Thursday, 12 October 2023

Roxette, Part Two: “Dressed for Success”



“Get dressed for success, shaking me up to the big time…”

That song was coming from somewhere but I couldn’t find the source. I was lying in my bed in 149 Kelsey Hall. It was a special room that had a bed, bathroom and closet, all shoe-horned into a res room the same size as all the rest.

Where was it coming from?

Then I found the source. It was coming from a vent by a pillar where the ceiling met the wall.

I got closer, and discovered what was actually happening.

My room was right below the bathroom in the girls’ wing on Second Kelsey. It was a Thursday night, and the girls had a ghetto blaster in the bathroom playing music. It was background noise while they got ready to go out to the bar in res, called The Ship.

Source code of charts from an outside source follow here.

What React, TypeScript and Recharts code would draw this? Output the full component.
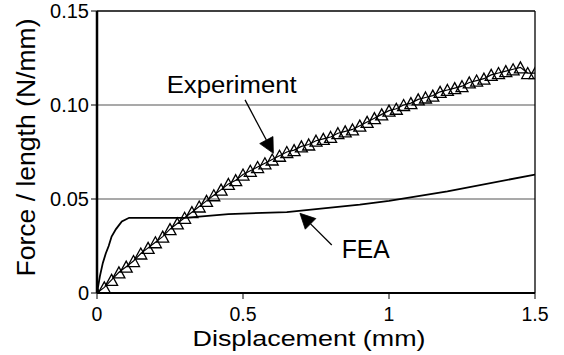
import React from "react";
import {
  LineChart,
  Line,
  XAxis,
  YAxis,
  ReferenceLine,
  ReferenceDot,
  Label,
} from "recharts";

const EXP_X = [
  0, 0.025, 0.05, 0.075, 0.1, 0.125, 0.15, 0.175, 0.2, 0.225, 0.25, 0.275, 0.3,
  0.325, 0.35, 0.375, 0.4, 0.425, 0.45, 0.475, 0.5, 0.525, 0.55, 0.575, 0.6,
  0.625, 0.65, 0.675, 0.7, 0.725, 0.75, 0.775, 0.8, 0.825, 0.85, 0.875, 0.9,
  0.925, 0.95, 0.975, 1.0, 1.025, 1.05, 1.075, 1.1, 1.125, 1.15, 1.175, 1.2,
  1.225, 1.25, 1.275, 1.3, 1.325, 1.35, 1.375, 1.4, 1.425, 1.45, 1.475, 1.5,
];
const EXP_Y = [
  0, 0.003, 0.007, 0.011, 0.014, 0.017, 0.021, 0.024, 0.027, 0.03, 0.034, 0.037,
  0.04, 0.043, 0.046, 0.049, 0.052, 0.055, 0.058, 0.06, 0.063, 0.065, 0.067,
  0.069, 0.071, 0.073, 0.075, 0.076, 0.078, 0.079, 0.081, 0.082, 0.083, 0.085,
  0.086, 0.087, 0.089, 0.091, 0.093, 0.095, 0.097, 0.098, 0.1, 0.101, 0.103,
  0.104, 0.105, 0.107, 0.108, 0.109, 0.11, 0.112, 0.113, 0.114, 0.116, 0.117,
  0.118, 0.119, 0.12, 0.117, 0.117,
];

const FEA_X = [0, 0.01, 0.02, 0.03, 0.04, 0.05, 0.065, 0.085, 0.11, 0.3, 0.45, 0.65, 0.9, 1.0, 1.2, 1.5];
const FEA_Y = [0, 0.009, 0.016, 0.021, 0.025, 0.03, 0.034, 0.038, 0.04, 0.04, 0.042, 0.043, 0.047, 0.049, 0.054, 0.063];

const X_TICKS = [0, 0.5, 1, 1.5];
const X_TICK_LABELS = ["0", "0.5", "1", "1.5"];
const Y_TICKS = [0, 0.05, 0.1, 0.15];
const Y_TICK_LABELS = ["0", "0.05", "0.10", "0.15"];
const GRID_Y = [0.05, 0.1];

const expData = EXP_X.map((x, i) => ({ x, y: EXP_Y[i] }));
const feaData = FEA_X.map((x, i) => ({ x, y: FEA_Y[i] }));

const FONT = '"Liberation Sans", Arial, Helvetica, sans-serif';

const Triangle = (props: any) => {
  const { cx, cy, index } = props;
  if (cx == null || cy == null) return <g key={`t-${index}`} />;
  const d = `M${cx},${cy - 5.5} L${cx + 6},${cy + 5.5} L${cx - 6},${cy + 5.5} Z`;
  return (
    <path key={`t-${index}`} d={d} fill="none" stroke="#000" strokeWidth={1.3} />
  );
};

const arrowShape = (headLen: number, halfW: number) => (props: any) => {
  const { x1, y1, x2, y2 } = props;
  if ([x1, y1, x2, y2].some((v) => v == null || isNaN(v))) return <g />;
  const dx = x2 - x1;
  const dy = y2 - y1;
  const len = Math.sqrt(dx * dx + dy * dy);
  const ux = dx / len;
  const uy = dy / len;
  const bx = x2 - ux * headLen;
  const by = y2 - uy * headLen;
  const px = -uy * halfW;
  const py = ux * halfW;
  return (
    <g>
      <line x1={x1} y1={y1} x2={bx} y2={by} stroke="#000" strokeWidth={1.3} />
      <path
        d={`M${x2},${y2} L${bx + px},${by + py} L${bx - px},${by - py} Z`}
        fill="#000"
        stroke="#000"
        strokeWidth={0.8}
      />
    </g>
  );
};

const textShape = (txt: string, size: number, len: number) => (props: any) => {
  const { cx, cy } = props;
  return (
    <text
      x={cx}
      y={cy}
      fontSize={size}
      fontFamily={FONT}
      fill="#000"
      textLength={len}
      lengthAdjust="spacingAndGlyphs"
    >
      {txt}
    </text>
  );
};

const XTitle = (props: any) => {
  const vb = props.viewBox || { x: 97, y: 293, width: 438, height: 62 };
  return (
    <text
      x={vb.x + vb.width / 2 - 7}
      y={vb.y + 53}
      textAnchor="middle"
      fontSize={22.5}
      fontFamily={FONT}
      fill="#000"
      textLength={233}
      lengthAdjust="spacingAndGlyphs"
    >
      Displacement (mm)
    </text>
  );
};

const YTitle = (props: any) => {
  const vb = props.viewBox || { x: 0, y: 11, width: 97, height: 282 };
  const cx = 35;
  const cy = vb.y + vb.height / 2 - 4.5;
  return (
    <text
      x={cx}
      y={cy}
      transform={`rotate(-90, ${cx}, ${cy})`}
      textAnchor="middle"
      fontSize={25}
      fontFamily={FONT}
      fill="#000"
      textLength={258}
      lengthAdjust="spacingAndGlyphs"
    >
      Force / length (N/mm)
    </text>
  );
};

export default function App() {
  return (
    <div style={{ position: "absolute", left: 0, top: 0, background: "#fff" }}>
      <LineChart
        width={564}
        height={355}
        margin={{ top: 11, right: 29, bottom: 0, left: 0 }}
        style={{ fontFamily: FONT }}
      >
        {GRID_Y.map((g) => (
          <ReferenceLine key={`g-${g}`} y={g} stroke="#555" strokeWidth={1.2} />
        ))}
        <ReferenceLine y={0.15} stroke="#000" strokeWidth={1.6} />
        <ReferenceLine x={1.5} stroke="#000" strokeWidth={1.3} />
        <XAxis
          type="number"
          dataKey="x"
          domain={[0, 1.5]}
          ticks={X_TICKS}
          tickFormatter={(v: number, i: number) => X_TICK_LABELS[i] ?? String(v)}
          height={62}
          tickSize={6}
          tickMargin={8}
          axisLine={{ stroke: "#000", strokeWidth: 2 }}
          tickLine={{ stroke: "#000", strokeWidth: 1 }}
          tick={{ fontSize: 19.5, fill: "#000", fontFamily: FONT }}
          interval={0}
          allowDataOverflow
        >
          <Label content={<XTitle />} />
        </XAxis>
        <YAxis
          type="number"
          domain={[0, 0.15]}
          ticks={Y_TICKS}
          tickFormatter={(v: number, i: number) => Y_TICK_LABELS[i] ?? String(v)}
          width={97}
          tickSize={6}
          tickMargin={2}
          axisLine={{ stroke: "#000", strokeWidth: 2.5 }}
          tickLine={{ stroke: "#000", strokeWidth: 1 }}
          tick={{ fontSize: 20, fill: "#000", fontFamily: FONT }}
          interval={0}
          allowDataOverflow
        >
          <Label content={<YTitle />} />
        </YAxis>
        <Line
          data={feaData}
          dataKey="y"
          type="linear"
          stroke="#000"
          strokeWidth={1.8}
          dot={false}
          isAnimationActive={false}
        />
        <Line
          data={expData}
          dataKey="y"
          type="linear"
          stroke="#000"
          strokeWidth={1.2}
          dot={Triangle}
          isAnimationActive={false}
        />
        <ReferenceLine
          segment={[
            { x: 0.507, y: 0.1027 },
            { x: 0.604, y: 0.0743 },
          ]}
          shape={arrowShape(15, 7.5)}
        />
        <ReferenceLine
          segment={[
            { x: 0.804, y: 0.0255 },
            { x: 0.695, y: 0.0424 },
          ]}
          shape={arrowShape(15, 7.5)}
        />
        <ReferenceDot x={0.2387} y={0.1062} r={0} shape={textShape("Experiment", 23.5, 130)} />
        <ReferenceDot x={0.838} y={0.0186} r={0} shape={textShape("FEA", 25, 48)} />
      </LineChart>
    </div>
  );
}
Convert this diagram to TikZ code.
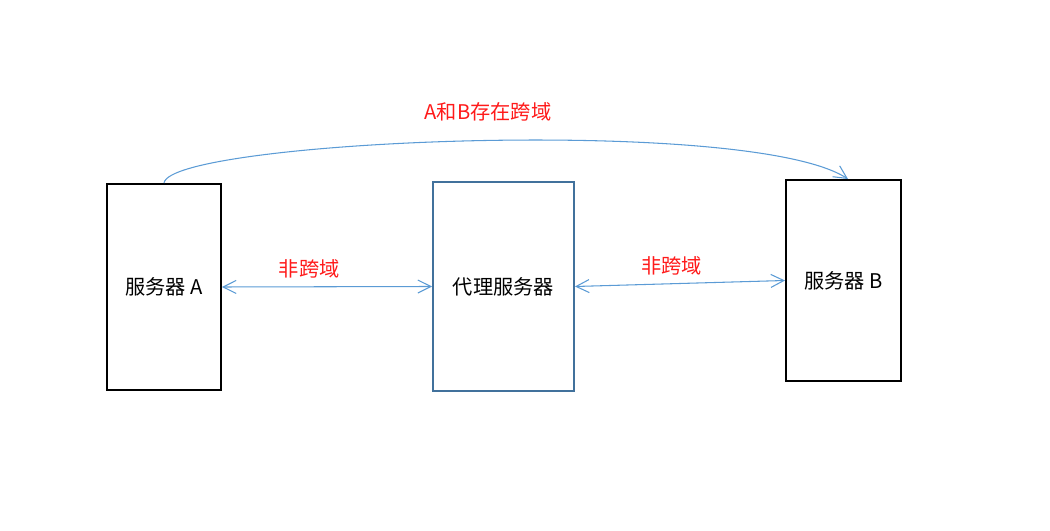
\documentclass[tikz,border=0pt]{standalone}
\usepackage{fontspec}
\setmainfont{Noto Sans CJK SC}
\usetikzlibrary{arrows.meta}

\definecolor{linkblue}{HTML}{5B9BD5}
\definecolor{proxyblue}{HTML}{41719C}
\definecolor{labelred}{HTML}{FF1A1A}

\begin{document}
\begin{tikzpicture}[
        server/.style={draw=black, line width=1.1pt, font=\fontsize{11.5pt}{13pt}\selectfont},
        link/.style={draw=linkblue, line width=0.6pt, {Straight Barb[length=2.6mm,width=2.6mm]}-{Straight Barb[length=2.6mm,width=2.6mm]}},
        note/.style={text=labelred, font=\fontsize{11.5pt}{13pt}\selectfont}
    ]
            \useasboundingbox (0,0) rectangle (21,10.62);

            % Servers
            \node[server, minimum width=2.28cm, minimum height=4.12cm] (srvA) at (3.28,4.88) {服务器 A};
            \node[server, draw=proxyblue, minimum width=2.82cm, minimum height=4.18cm] (proxy) at (10.07,4.89) {代理服务器};
            \node[server, minimum width=2.30cm, minimum height=4.02cm] (srvB) at (16.87,5.01) {服务器 B};

            % Links through the proxy
            \draw[link] (srvA.east) -- node[note, above=1pt, pos=0.415] (noteA) {非跨域} (proxy.west);
            \draw[link] (proxy.east) -- node[note, above=1pt, pos=0.46] (noteB) {非跨域} (srvB.west);

            % Direct link from A to B
            \coordinate (topB) at ([xshift=0.09cm]srvB.north);
            \draw[draw=linkblue, line width=0.6pt, -{Straight Barb[length=2.6mm,width=2.6mm]}]
                (srvA.north) .. controls +(0.12,0.86) and +(-1.96,1.28) .. (topB);
            \node[note] (noteAB) at (9.76,8.38) {A和B存在跨域};
        \end{tikzpicture}
\end{document}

It happened every week, and often, it all started with “Dressed for Success” by Roxette.

Settling in
By this point, maybe late October or November of 1989, I had settled in to my new home on Main Kelsey as the hall vice-president of Kelsey Hall.

It was a great floor, with a great bunch of people.

Part of my job as vice-president, which I really did not think of as a job, was representing the entire tower, not just any one floor.

I did my best to get to know everyone in the building. In that effort, I was aided by the ten floor coordinators I had, one for each floor in Kelsey Hall.

In the summer, I had helped appoint a new floor coordinator for Second Kelsey, named Kelly Kleinmeyer. He was a friend of Bruce Freadrich’s, who I had met the year before. Back then, I was floor coordinator for Fifth Kelsey and he was floor coordinator for Fourth Kelsey. When we needed a coordinator for Main Kelsey for the 1989-1990 school year, we looked to Bruce. A month or so later, when the Second Kelsey spot had not been filled, Bruce suggested Kelly.

So, when students returned to school in September of 1989, by virtue of Bruce and Kelly hanging out, and the fact we were all neighbours, Main Kelsey and Second Kelsey began to hang out together.

It was a cross-pollination that went on for years, because there were a lot of really good people on both floors.

Over time, I met virtually all the girls on the floor too.

Yet, I never had the heart to ask who played their ghetto blaster in the bathroom.

How do you even phrase that question?

The song
“Dressed for Success” went all the way to number 14 on the Billboard Hot 100 singles chart, and number 10 in Canada. Intrestingly, the first place I ever heard it was not the radio or MuchMusic, but coming out of the vent in my room in res.

Parting thoughts
Music can evoke such strong and vivid memories. So it’s funny, but no surprise, that “Dressed for Success” conjures up memories of that room in res, Ship nights which were amazing in that 1989-1990 school year, and especially those girls from Second Kelsey.

Come to think of it, they were getting dressed for success.